ABSTRACT

SUMMARY. Airline services are one part of the inter-connected network of travel services. Brandenburger and Nalebuff (1995, 1996) suggested that firms may add value to their offerings by cooperating with other members of a firm's value net (competitors, substitutors, customers, and suppliers). In a 14-year longitudinal study, this paper explores the evolution of cooperative relationships between members of the U.S. domestic airline industry and other firms outside the U.S. domestic airline industry, with the goal of identifying performance effects associated with such cooperative alliances.
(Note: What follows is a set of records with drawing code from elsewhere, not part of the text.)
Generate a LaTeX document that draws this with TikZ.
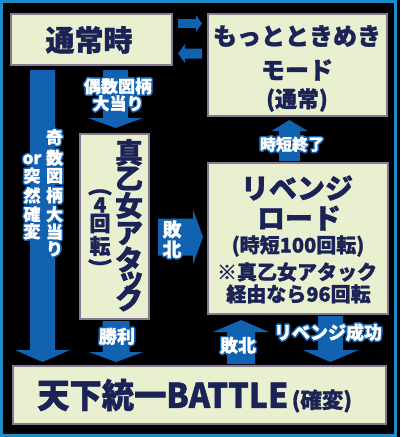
\documentclass[tikz,border=0pt]{standalone}
\usepackage{fontspec}
\setmainfont{Noto Sans CJK JP}[BoldFeatures={FakeBold=1.2}]
\usepackage{contour}
\contourlength{1.4pt}
\definecolor{frameblue}{RGB}{30,140,200}
\definecolor{boxfill}{RGB}{232,240,208}
\definecolor{boxedge}{RGB}{133,122,146}
\definecolor{navy}{RGB}{27,34,85}
\definecolor{arrowblue}{RGB}{18,98,178}
\newcommand\fs[1]{\fontsize{#1}{#1}\selectfont\bfseries}
\newcommand\lb[1]{\contour{arrowblue}{#1}}
\tikzset{
  box/.style 2 args={draw=boxedge, line width=2pt, fill=boxfill, inner sep=0pt, minimum width=#1, minimum height=#2},
  jt/.style={text=navy, inner sep=0pt},
  lbl/.style={text=white, inner sep=0pt},
  pics/barrow/.style args={#1/#2/#3/#4}{code={
    \fill[arrowblue] (0,-#2) -- ({#1-#4},-#2) -- ({#1-#4},-#3) -- (#1,0) -- ({#1-#4},#3) -- ({#1-#4},#2) -- (0,#2) -- cycle;}}
}
\begin{document}
\begin{tikzpicture}[x=1pt,y=-1pt]
\fill[black] (0,0) rectangle (400,437);
\useasboundingbox (0,0) rectangle (400,437);
\draw[frameblue, line width=2.5pt] (1.5,1.5) rectangle (395.5,435.5);
% boxes
\node[box={161}{51}] (normal) at (91.5,39.5) {};
\node[box={179}{102}] (motto) at (297.5,65) {};
\node[box={69}{185}] (otome) at (114.5,226.5) {};
\node[box={180}{151}] (revenge) at (298,238.5) {};
\node[box={373}{58}] (battle) at (199.5,395) {};
% arrows
\pic at (178,23.5) {barrow=24/4.5/8.5/6};
\pic[rotate=180] at (202,53.5) {barrow=24/5/9.5/7};
\pic[rotate=-90] at (42.5,70) {barrow=292/12.5/27.5/12};
\pic[rotate=-90] at (115.5,70) {barrow=58/12.5/27.5/10};
\pic at (158,237) {barrow=45/18.5/27.5/10};
\pic[rotate=90] at (289.5,161) {barrow=41/10.5/18/11};
\pic[rotate=-90] at (116,321) {barrow=41/13.5/27.5/10};
\pic[rotate=90] at (241,364) {barrow=44/14/28/12};
\pic[rotate=-90] at (330.5,316) {barrow=46/12.5/28/12};
% box texts
\node[jt, font=\fs{29}] (t1) at (89,40) {通常時};
\node[jt, font=\fs{24}] (t2) at (297,36) {もっとときめき};
\node[jt, font=\fs{24}] (t3) at (297,70) {モード};
\node[jt, font=\fs{22}] (t4) at (297,100) {(通常)};
\node[jt, font=\fs{28}] (o1) at (129,152.5) {真};
\node[jt, font=\fs{28}] (o2) at (129,178.5) {乙};
\node[jt, font=\fs{28}] (o3) at (129,205.5) {女};
\node[jt, font=\fs{28}] (o4) at (129,233.5) {ア};
\node[jt, font=\fs{28}] (o5) at (129,259.5) {タ};
\node[jt, font=\fs{28}] (o6) at (131,281.5) {ッ};
\node[jt, font=\fs{28}] (o7) at (129,298.5) {ク};
\node[jt, font=\fs{22}, rotate=-90] (p1) at (100,192) {(};
\node[jt, font=\fs{21}] (p2) at (100,205) {4};
\node[jt, font=\fs{21}] (p3) at (100,223.5) {回};
\node[jt, font=\fs{21}] (p4) at (100,246) {転};
\node[jt, font=\fs{22}, rotate=-90] (p5) at (100,262.5) {)};
\node[jt, font=\fs{28}] (r1) at (297,188) {リベンジ};
\node[jt, font=\fs{28}] (r2) at (299,218) {ロード};
\node[jt, font=\fs{20}] (r3) at (298,246) {(時短100回転)};
\node[jt, font=\fs{20}] (r4) at (297,272) {※真乙女アタック};
\node[jt, font=\fs{20}] (r5) at (298.5,294) {経由なら96回転};
\node[jt, font=\fs{34}, anchor=west] (b1) at (37,395) {\scalebox{0.95}[1]{天下統一BATTLE}};
\node[jt, font=\fs{21.5}, anchor=west, xshift=3pt] (b2) at (b1.east |- 0,401) {(確変)};
% arrow labels
\node[lbl, font=\fs{17}] (l1) at (118,87) {\lb{偶数図柄}};
\node[lbl, font=\fs{17}] (l2) at (118,104) {\lb{大当り}};
\node[lbl, font=\fs{17}] (k1) at (54.5,138) {\lb{奇}};
\node[lbl, font=\fs{17}] (k2) at (54.5,158.5) {\lb{数}};
\node[lbl, font=\fs{17}] (k3) at (54.5,176.5) {\lb{図}};
\node[lbl, font=\fs{17}] (k4) at (54.5,196) {\lb{柄}};
\node[lbl, font=\fs{17}] (k5) at (54.5,215) {\lb{大}};
\node[lbl, font=\fs{17}] (k6) at (54.5,232.5) {\lb{当}};
\node[lbl, font=\fs{17}] (k7) at (54.5,249.5) {\lb{り}};
\node[lbl, font=\fs{17}] (m1) at (32,160) {\lb{or}};
\node[lbl, font=\fs{17}] (m2) at (32,176.5) {\lb{突}};
\node[lbl, font=\fs{17}] (m3) at (32,196) {\lb{然}};
\node[lbl, font=\fs{17}] (m4) at (32,215) {\lb{確}};
\node[lbl, font=\fs{17}] (m5) at (32,232) {\lb{変}};
\node[lbl, font=\fs{19}] (h1) at (172,230) {\lb{敗}};
\node[lbl, font=\fs{19}] (h2) at (172,250) {\lb{北}};
\node[lbl, font=\fs{16}] (j1) at (292,145) {\lb{時短終了}};
\node[lbl, font=\fs{18}] (s1) at (117,337) {\lb{勝利}};
\node[lbl, font=\fs{18}] (s2) at (238,346) {\lb{敗北}};
\node[lbl, font=\fs{18}] (s3) at (328,333) {\lb{リベンジ成功}};
\end{tikzpicture}
\end{document}
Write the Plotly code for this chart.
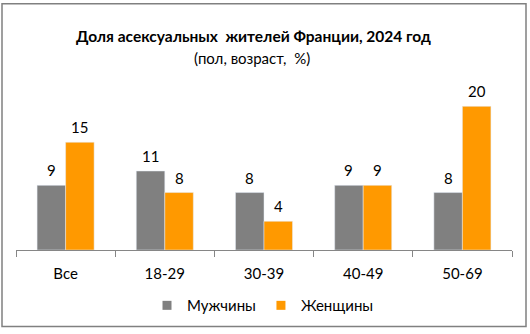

Results of the pooled, cross-sectional time series regression indicate that cooperative alliances outside the U.S. airline industry contribute positively to performance when environments are rapidly changing and variable. [Article copies available for a fee from The Haworth Document Delivery Service: 1-800-342-9678. E-mail address: getinfo@haworthpressinc.com <Website: https://www.haworthpressinc.com>;]

KEYWORDS. Cooperation, performance, airline industry, competition

Much of the literature on competitive strategy has focused on how firms seek to develop advantage over their competitors by maintaining secrecy of their actions in order to preempt competitive actions taken by competitors (Scherer, 1970; Kwandwalla, 1981; Smith, Grimm, Gannon, & Chen, 1991).